The Yidisher Visnshaftlekher Institut [Yiddish Scientific Institute] (YIVO)announced they had discovered 170,000 documents previously believed to have been destroyed by the Nazis in World War II. The trove contains unpublished manuscripts by famous Yiddish writers as well as religious and community documents. Among the finds are letters written by Sholem Aleichem, a postcard by Marc Chagall, and poems and manuscripts by Chaim Grade.

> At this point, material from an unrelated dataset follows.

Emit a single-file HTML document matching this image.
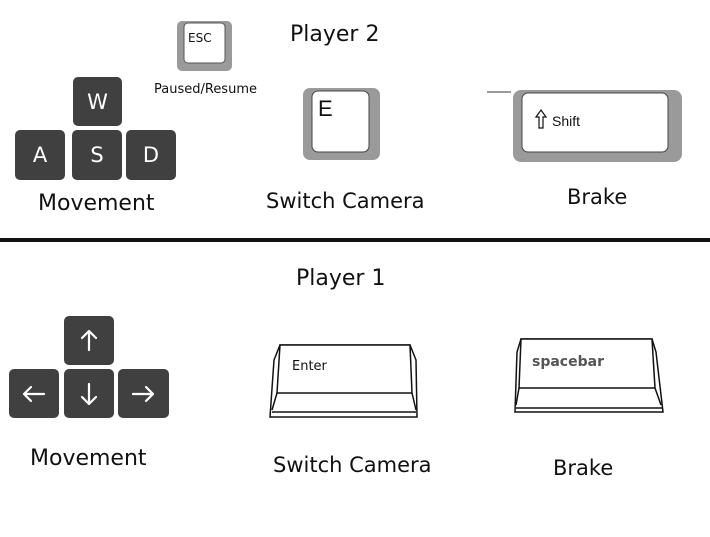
<!DOCTYPE html>
<html><head><style>
body{margin:0;width:710px;height:537px;background:#fff;position:relative;overflow:hidden;font-family:"Liberation Sans",sans-serif;}
.t{position:absolute;color:#111;white-space:nowrap;font-family:"DejaVu Sans","Liberation Sans",sans-serif;}
.k{position:absolute;background:#404040;border-radius:5px;color:#fff;display:flex;align-items:center;justify-content:center;font-family:"DejaVu Sans",sans-serif;font-size:21px;}
</style></head><body>
<svg width="710" height="537" style="position:absolute;left:0;top:0">
 <rect x="177" y="21" width="55" height="50" rx="5" fill="#9a9a9a"/>
 <rect x="184" y="23" width="41" height="40" rx="4" fill="#fff" stroke="#555" stroke-width="1"/>
 <rect x="303" y="88" width="77" height="72" rx="7" fill="#9a9a9a"/>
 <rect x="312" y="91" width="57" height="61" rx="6" fill="#fff" stroke="#444" stroke-width="1"/>
 <line x1="487" y1="92" x2="511" y2="92" stroke="#333" stroke-width="1"/>
 <rect x="513" y="90" width="169" height="72" rx="8" fill="#9a9a9a"/>
 <rect x="522" y="93" width="146" height="59" rx="6" fill="#fff" stroke="#444" stroke-width="1"/>
 <path d="M536 117 l5 -7 l5 7 h-3 v11 h-4 v-11 z" fill="#fff" stroke="#111" stroke-width="1.2"/>
 <rect x="0" y="238" width="710" height="4" fill="#111"/>
 <g fill="#fff" stroke="#111" stroke-width="1.5">
  <path d="M270 417 L274 360 L280 345 L410 345 L416 360 L417 417 Z"/>
  <path d="M280 345 L410 345 L412 393 L277 393 Z"/>
  <path d="M277 393 L272 410 M412 393 L416 410 M272 412 L416 412"/>
 </g>
 <g fill="#fff" stroke="#111" stroke-width="1.5">
  <path d="M515 412 L517 352 L521 339 L652 339 L656 352 L663 412 Z"/>
  <path d="M521 339 L652 339 L655 388 L519 388 Z"/>
  <path d="M519 388 L516 405 M655 388 L661 405 M516 408 L662 408"/>
 </g>
 <rect x="64" y="316" width="50" height="49" rx="5" fill="#404040"/>
 <rect x="9" y="369" width="50" height="49" rx="5" fill="#404040"/>
 <rect x="64" y="369" width="50" height="49" rx="5" fill="#404040"/>
 <rect x="118" y="369" width="51" height="49" rx="5" fill="#404040"/>
 <g stroke="#fff" stroke-width="2.2" fill="none" stroke-linecap="round" stroke-linejoin="round">
  <path d="M89 350 V331 M82 338 L89 331 L96 338"/>
  <path d="M89 384 V404 M82 397 L89 404 L96 397"/>
  <path d="M44 394 H24 M31 387 L24 394 L31 401"/>
  <path d="M133 394 H153 M146 387 L153 394 L146 401"/>
 </g>
</svg>
<div class="t" style="left:188px;top:31px;font-size:12px">ESC</div>
<div class="t" style="left:290px;top:22px;font-size:22px">Player 2</div>
<div class="t" style="left:154px;top:82px;font-size:13px">Paused/Resume</div>
<div class="k" style="left:73px;top:77px;width:49px;height:49px">W</div>
<div class="k" style="left:15px;top:130px;width:50px;height:50px">A</div>
<div class="k" style="left:72px;top:130px;width:50px;height:50px">S</div>
<div class="k" style="left:126px;top:130px;width:50px;height:50px">D</div>
<div class="t" style="left:38px;top:191px;font-size:22px">Movement</div>
<div class="t" style="left:318px;top:96px;font-size:22px;font-family:'Liberation Sans',sans-serif">E</div>
<div class="t" style="left:266px;top:189px;font-size:21px">Switch Camera</div>
<div class="t" style="left:552px;top:113px;font-size:14px;font-family:'Liberation Sans',sans-serif">Shift</div>
<div class="t" style="left:567px;top:185px;font-size:21px">Brake</div>
<div class="t" style="left:296px;top:266px;font-size:22px">Player 1</div>
<div class="t" style="left:30px;top:446px;font-size:22px">Movement</div>
<div class="t" style="left:292px;top:359px;font-size:13px">Enter</div>
<div class="t" style="left:532px;top:354px;font-size:14px;color:#555;font-weight:bold">spacebar</div>
<div class="t" style="left:273px;top:453px;font-size:21px">Switch Camera</div>
<div class="t" style="left:553px;top:456px;font-size:21px">Brake</div>
</body></html>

The collection also includes a 1751 astronomy manuscript with descriptions and drawings of the solar system and an 1883 Russian censor’s copy of a theatrical poem by Abraham Goldfaden, founder of the modern Yiddish theater.

“The troves discovered in Lithuania are the most important body of material in Jewish history and culture to be unearthed in more than half a century, since the discovery of the Dead Sea Scrolls,” said David Fishman, professor of Jewish history at The Jewish Theological Seminary, who went to Lithuania in July to evaluate the documents.

“Not only were the Jews annihilated, but also the record of their history was destroyed,” he said. More than 90 percent of Lithuania’s Jewish population was killed in the Holocaust.

They are “startlingly large in volume, and remarkably diverse in character and subject matter,” Fishman said. “All of East European Jewish life passes through your eyes. It will take researchers many years to digest and analyze these documents.”

The story behind the document is truly remarkable. When the Nazis occupied Lithuania, they ordered the majority Jewish documents and artifacts to be destroyed, while some documents and artifacts were sent to Germany to be studied by anti-Semitic researchers. 170,000 documents were hidden by a group of Jewish intellectuals known as the Paper Brigade in six different locations in the Vilnius ghetto.

After the war, the documents came into the possession of Antanas Ulpis, a Lithuanian librarian who defied a Soviet order to destroy the documents, storing the documents in the basement of St. George Church in the Lithuanian capital. They remained there until late 2016, when they were moved to the Martynas Mazvydas National Library of Lithuania.

In May of this year, authorities in Lithuania realized the importance of the artifacts that had been removed from the church. Lithuanian officials contacted the YIVO Institute for Jewish Research, which has worked to ensure the preservation of other document troves found in Lithuania.